ABCs of Horror: “M” Is for The Monster Squad (1987)

Paste’s ABCs of Horror is a 26-day project that highlights some of our favorite horror films from each letter of the alphabet. The only criteria: The films chosen can’t have been used in our previous Century of Terror, a 100-day project to choose the best horror film of every year from 1920-2019, nor previous ABCs of Horror entries. With many heavy hitters out of the way, which movies will we choose?

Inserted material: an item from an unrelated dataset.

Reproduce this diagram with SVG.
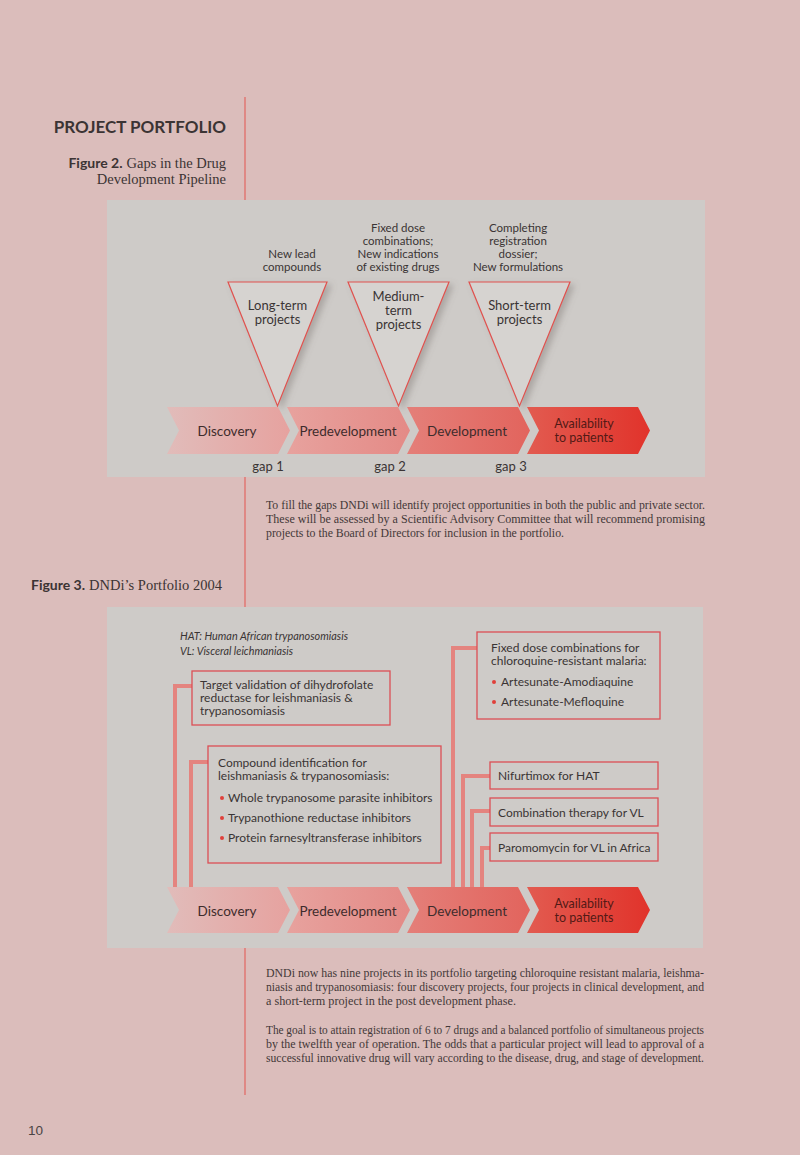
<svg xmlns="http://www.w3.org/2000/svg" width="800" height="1155" viewBox="0 0 800 1155">
<style>
.bg{fill:#dbbdbb}
.panel{fill:#cecbc8}
.vline{stroke:#e07b78;stroke-width:1.6;fill:none}
.head{font-family:Lato,"Liberation Sans",sans-serif;font-weight:bold;font-size:17px;fill:#3b3434}
.figb{font-family:Lato,"Liberation Sans",sans-serif;font-weight:bold;font-size:14px;fill:#3b3434}
.figs{font-family:"Liberation Serif",serif;font-size:14.5px;fill:#3b3434}
.lbl{font-family:Lato,"Open Sans",sans-serif;font-size:11.5px;fill:#3a3434}
.mid{text-anchor:middle}
.end{text-anchor:end}
.tri{fill:#d6d3d0;stroke:#e0524f;stroke-width:1.2}
.tlbl{font-family:Lato,"Open Sans",sans-serif;font-size:13px;fill:#3a3434;text-anchor:middle}
.chv{font-family:Lato,"Open Sans",sans-serif;font-size:13.5px;fill:#3e2c2c;text-anchor:middle}
.chva{font-family:Lato,"Open Sans",sans-serif;font-size:12.5px;fill:#521a16;text-anchor:middle}
.para{font-family:"Liberation Serif",serif;font-size:12.5px;fill:#433838}
.box{fill:none;stroke:#dc4f55;stroke-width:1.3}
.conn{fill:none;stroke:#e4847f;stroke-width:4}
.btxt{font-family:Lato,"Open Sans",sans-serif;font-size:12px;fill:#3a3434}
.ital{font-family:Lato,"Open Sans",sans-serif;font-size:12px;font-style:italic;fill:#3a3434}
.dot{fill:#e0403a}
.pg{font-family:"Liberation Sans",Arial,sans-serif;font-size:13.5px;fill:#4a4444}
</style>
<defs>
<linearGradient id="g1" x1="0" y1="0" x2="1" y2="0"><stop offset="0" stop-color="#e1bcba"/><stop offset="1" stop-color="#e6a29f"/></linearGradient>
<linearGradient id="g2" x1="0" y1="0" x2="1" y2="0"><stop offset="0" stop-color="#e7a29e"/><stop offset="1" stop-color="#e48a86"/></linearGradient>
<linearGradient id="g3" x1="0" y1="0" x2="1" y2="0"><stop offset="0" stop-color="#e47f79"/><stop offset="1" stop-color="#e2645d"/></linearGradient>
<linearGradient id="g4" x1="0" y1="0" x2="1" y2="0"><stop offset="0" stop-color="#e25b50"/><stop offset="1" stop-color="#e1332b"/></linearGradient>
<filter id="sh" x="-20%" y="-20%" width="150%" height="150%"><feDropShadow dx="4" dy="3" stdDeviation="3" flood-color="#6a6260" flood-opacity="0.35"/></filter>
</defs>

<rect class="bg" x="0" y="0" width="800" height="1155"/>
<line class="vline" x1="245" y1="97" x2="245" y2="1095"/>

<g id="header">
<text class="head end" x="226" y="133">PROJECT PORTFOLIO</text>
<text class="end" x="226" y="168"><tspan class="figb">Figure 2.</tspan><tspan class="figs" dx="4">Gaps in the Drug</tspan></text>
<text class="figs end" x="226" y="184">Development Pipeline</text>
</g>

<rect class="panel" x="107" y="200" width="598" height="277"/>

<g id="col-headers">
<text class="lbl mid" x="292" y="258">New lead</text>
<text class="lbl mid" x="292" y="271">compounds</text>
<text class="lbl mid" x="398" y="232">Fixed dose</text>
<text class="lbl mid" x="398" y="245">combinations;</text>
<text class="lbl mid" x="398" y="258">New indications</text>
<text class="lbl mid" x="398" y="271">of existing drugs</text>
<text class="lbl mid" x="518" y="232">Completing</text>
<text class="lbl mid" x="518" y="245">registration</text>
<text class="lbl mid" x="518" y="258">dossier;</text>
<text class="lbl mid" x="518" y="271">New formulations</text>
</g>

<g id="tri-long">
<polygon class="tri" filter="url(#sh)" points="228,282 327,282 277.5,406"/>
<text class="tlbl" x="277.5" y="310">Long-term</text>
<text class="tlbl" x="277.5" y="324">projects</text>
</g>
<g id="tri-medium">
<polygon class="tri" filter="url(#sh)" points="348,282 449,282 398.5,406"/>
<text class="tlbl" x="398.5" y="301">Medium-</text>
<text class="tlbl" x="398.5" y="315">term</text>
<text class="tlbl" x="398.5" y="329">projects</text>
</g>
<g id="tri-short">
<polygon class="tri" filter="url(#sh)" points="469,282 570,282 519.5,406"/>
<text class="tlbl" x="519.5" y="310">Short-term</text>
<text class="tlbl" x="519.5" y="324">projects</text>
</g>

<g id="pipe1-discovery">
<polygon fill="url(#g1)" points="167,407 278,407 290,430.5 278,454 167,454 179,430.5"/>
<text class="chv" x="227" y="436">Discovery</text>
</g>
<g id="pipe1-predevelopment">
<polygon fill="url(#g2)" points="287,407 398,407 410,430.5 398,454 287,454 299,430.5"/>
<text class="chv" x="348" y="436">Predevelopment</text>
</g>
<g id="pipe1-development">
<polygon fill="url(#g3)" points="407,407 518,407 530,430.5 518,454 407,454 419,430.5"/>
<text class="chv" x="467" y="436">Development</text>
</g>
<g id="pipe1-availability">
<polygon fill="url(#g4)" points="527,407 638,407 650,430.5 638,454 527,454 539,430.5"/>
<text class="chva" x="584" y="428">Availability</text>
<text class="chva" x="584" y="442">to patients</text>
</g>
<g id="gaps">
<text class="tlbl" x="268" y="471">gap 1</text>
<text class="tlbl" x="390" y="471">gap 2</text>
<text class="tlbl" x="511" y="471">gap 3</text>
</g>

<g id="para1">
<text class="para" x="266" y="509" textLength="439" lengthAdjust="spacingAndGlyphs">To fill the gaps DNDi will identify project opportunities in both the public and private sector.</text>
<text class="para" x="266" y="523" textLength="439" lengthAdjust="spacingAndGlyphs">These will be assessed by a Scientific Advisory Committee that will recommend promising</text>
<text class="para" x="266" y="537" textLength="298" lengthAdjust="spacingAndGlyphs">projects to the Board of Directors for inclusion in the portfolio.</text>
</g>

<g id="fig3-title">
<text class="end" x="222" y="590"><tspan class="figb">Figure 3.</tspan><tspan class="figs" dx="4">DNDi’s Portfolio 2004</tspan></text>
</g>

<rect class="panel" x="107" y="607" width="596" height="341"/>

<g id="legend">
<text class="ital" x="180" y="640" textLength="168" lengthAdjust="spacingAndGlyphs">HAT: Human African trypanosomiasis</text>
<text class="ital" x="180" y="655" textLength="113" lengthAdjust="spacingAndGlyphs">VL: Visceral leichmaniasis</text>
</g>

<g id="connectors">
<path class="conn" d="M192 686 H175 V887"/>
<path class="conn" d="M208 762 H191 V887"/>
<path class="conn" d="M477 648 H453 V887"/>
<path class="conn" d="M490 776 H463 V887"/>
<path class="conn" d="M490 811 H472 V887"/>
<path class="conn" d="M490 848 H482 V887"/>
</g>

<g id="box-target">
<rect class="box" x="192" y="671" width="198" height="54"/>
<text class="btxt" x="200" y="689">Target validation of dihydrofolate</text>
<text class="btxt" x="200" y="702">reductase for leishmaniasis &amp;</text>
<text class="btxt" x="200" y="715">trypanosomiasis</text>
</g>

<g id="box-fixed-dose">
<rect class="box" x="477" y="632" width="183" height="87"/>
<text class="btxt" x="491" y="652">Fixed dose combinations for</text>
<text class="btxt" x="491" y="665">chloroquine-resistant malaria:</text>
<circle class="dot" cx="494" cy="682" r="2"/>
<text class="btxt" x="501" y="686">Artesunate-Amodiaquine</text>
<circle class="dot" cx="494" cy="702" r="2"/>
<text class="btxt" x="501" y="706">Artesunate-Mefloquine</text>
</g>

<g id="box-compound">
<rect class="box" x="208" y="746" width="233" height="117"/>
<text class="btxt" x="218" y="767">Compound identification for</text>
<text class="btxt" x="218" y="780">leishmaniasis &amp; trypanosomiasis:</text>
<circle class="dot" cx="222" cy="798" r="2"/>
<text class="btxt" x="228" y="802">Whole trypanosome parasite inhibitors</text>
<circle class="dot" cx="222" cy="818" r="2"/>
<text class="btxt" x="228" y="822">Trypanothione reductase inhibitors</text>
<circle class="dot" cx="222" cy="838" r="2"/>
<text class="btxt" x="228" y="842">Protein farnesyltransferase inhibitors</text>
</g>

<g id="box-nifurtimox">
<rect class="box" x="490" y="762" width="168" height="27"/>
<text class="btxt" x="498" y="780">Nifurtimox for HAT</text>
</g>
<g id="box-combination">
<rect class="box" x="490" y="798" width="168" height="28"/>
<text class="btxt" x="498" y="817">Combination therapy for VL</text>
</g>
<g id="box-paromomycin">
<rect class="box" x="490" y="833" width="168" height="28"/>
<text class="btxt" x="498" y="852">Paromomycin for VL in Africa</text>
</g>

<g id="pipe2-discovery">
<polygon fill="url(#g1)" points="167,887 278,887 290,910 278,933 167,933 179,910"/>
<text class="chv" x="227" y="916">Discovery</text>
</g>
<g id="pipe2-predevelopment">
<polygon fill="url(#g2)" points="287,887 398,887 410,910 398,933 287,933 299,910"/>
<text class="chv" x="348" y="916">Predevelopment</text>
</g>
<g id="pipe2-development">
<polygon fill="url(#g3)" points="407,887 518,887 530,910 518,933 407,933 419,910"/>
<text class="chv" x="467" y="916">Development</text>
</g>
<g id="pipe2-availability">
<polygon fill="url(#g4)" points="527,887 638,887 650,910 638,933 527,933 539,910"/>
<text class="chva" x="584" y="908">Availability</text>
<text class="chva" x="584" y="922">to patients</text>
</g>

<g id="para2">
<text class="para" x="266" y="977" textLength="438" lengthAdjust="spacingAndGlyphs">DNDi now has nine projects in its portfolio targeting chloroquine resistant malaria, leishma-</text>
<text class="para" x="266" y="991" textLength="438" lengthAdjust="spacingAndGlyphs">niasis and trypanosomiasis: four discovery projects, four projects in clinical development, and</text>
<text class="para" x="266" y="1005" textLength="250" lengthAdjust="spacingAndGlyphs">a short-term project in the post development phase.</text>
</g>
<g id="para3">
<text class="para" x="266" y="1034" textLength="438" lengthAdjust="spacingAndGlyphs">The goal is to attain registration of 6 to 7 drugs and a balanced portfolio of simultaneous projects</text>
<text class="para" x="266" y="1048" textLength="438" lengthAdjust="spacingAndGlyphs">by the twelfth year of operation. The odds that a particular project will lead to approval of a</text>
<text class="para" x="266" y="1062" textLength="438" lengthAdjust="spacingAndGlyphs">successful innovative drug will vary according to the disease, drug, and stage of development.</text>
</g>

<g id="page-number">
<text class="pg" x="28" y="1135">10</text>
</g>
</svg>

Everything you need to know about The Monster Squad, you can deduce pretty much immediately from Andre Gower’s “STEPHEN KING RULES” tee shirt. Bright red, and emblazoned in school bus yellow font that can be seen from a mile away, it’s the uniform of a 12-year-old character who proudly struts around school in a garment that proclaims his love for an author he’s almost certainly too young to read, but more importantly functions as a neon sign that might as well read “Yeah I’m a nerd, what of it?” Because that’s what The Monster Squad is all about—like The Goonies, to which you can’t help but compare it, the film is about a group of pre-teens who revel in their status as outcasts and refuse to be made to feel awkward about it. YES, they presumably say to other kids in the cafeteria, we do indeed hold our meetings in a treehouse and discuss our love of Universal monster movies—jealous much?
There’s a genuine love for the classic horror/adventure genre here that is infectious and brings an immediate sense of familiarity, even for those who have never seen The Monster Squad. A box office failure in its initial release, it’s a classic example of a late-bloomer, with a reputation that grew steadily in the 1990s and 2000s until the fandom could no longer be ignored. Eventually a staple of genre conventions and reunions (not to mention cable), Gower even returned 30 years later to direct a feature documentary on the film’s fandom, appropriately titled Wolfman’s Got Nards. It’s the same story of cult reclamation you’ve seen so many times before, but in this case it was particularly well deserved—The Monster Squad should have been hailed as an instant Halloween classic from the start.
Short of Trick ‘r Treat, there are few films that evoke the childhood feeling of the holiday with more genuine reverence. The members of the Monster Squad—Sean, Patrick, Horace, Rudy, Eugene, Phoebe—are happy to wile away their afternoons in discussion of the finer points of what might happen in a battle between Frankenstein’s Monster and Dracula, conducting themselves with an earnest enthusiasm that, although no doubt an idealized depiction of a “simpler time,” is comforting nonetheless. It stands in contrast to modern filmic depiction of pre-teens, in which those characters so often read as simply small adults. Here, there’s no mistaking that these are kids, and gawky ones at that. They’re the perfect bunch of misfits to charge with the protection of a magical amulet that is the key to a monster-free existence.